Correlation between the Experimental and Theoretical Photoelectrochemical Response of a WO3 Electrode for Efficient Water Splitting through the Implementation of an Artificial Neural Network

Abstract

Since the discovery of photoelectrochemical (PEC) water splitting with titanium dioxide electrodes in the presence of ultraviolet light, much work has been conducted to build an effective PEC water splitting system and develop novel photoelectrodes. Using a facile and controllable electrodeposition method, a thin tungsten trioxide (WO3) film electrode onto a stainless steel (SS) substrate was synthetized. The effect of the deposition time on the structural, morphological, optical, and electrical properties of the as-grown WO3 thin films was assessed. XRD spectra of the obtained films reveal the polycrystalline nature of WO3 with a triclinic phase and exhibit a sharp transition to the (002) plane when the deposition time was extended beyond 10 min.
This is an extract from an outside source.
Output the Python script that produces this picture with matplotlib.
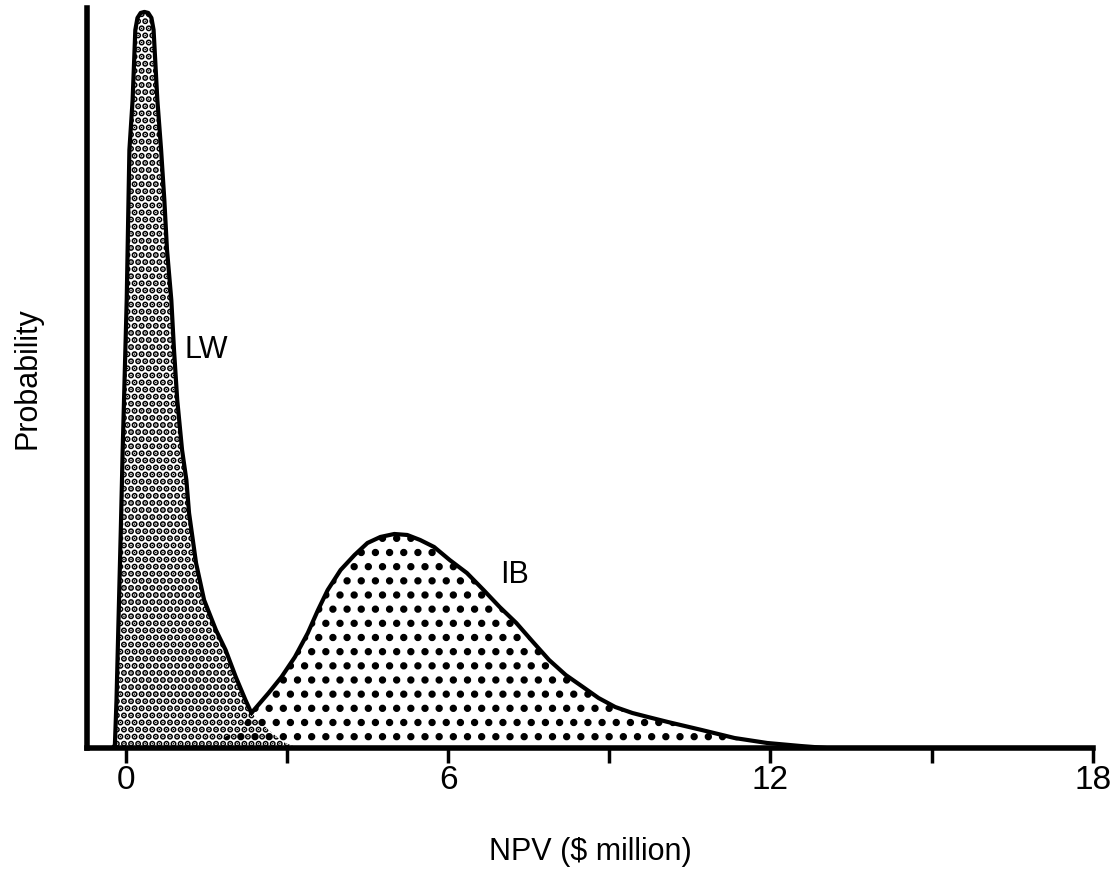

The surface morphology showed a remarkable change in the grain size, thickness, and surface roughness when varying the deposition time. UV–Vis spectrophotometry revealed that the optical band gap values of WO3 decreased from 1.78 to 1.36 eV by extending the electrodeposition duration from 10 to 30 min, respectively. Notably, as indicated from the PEC measurements, the obtained photoelectrode exhibited the effects of the deposition time on the photocurrent density, and the maximum value obtained was around 0.07 mA cm−2 for the sample deposited at 10 min. Finally, this study presents for the first time an artificial neural network model to predict the PEC behavior of the prepared photoanode, with a highly satisfactory performance of less than 0.05% error. The low cost and simply synthetized WO3/SS electrode with superior electrochemical performance and the excellent correlation between the experimental and theoretical results demonstrate its potential for practical application in water splitting and hydrogen production.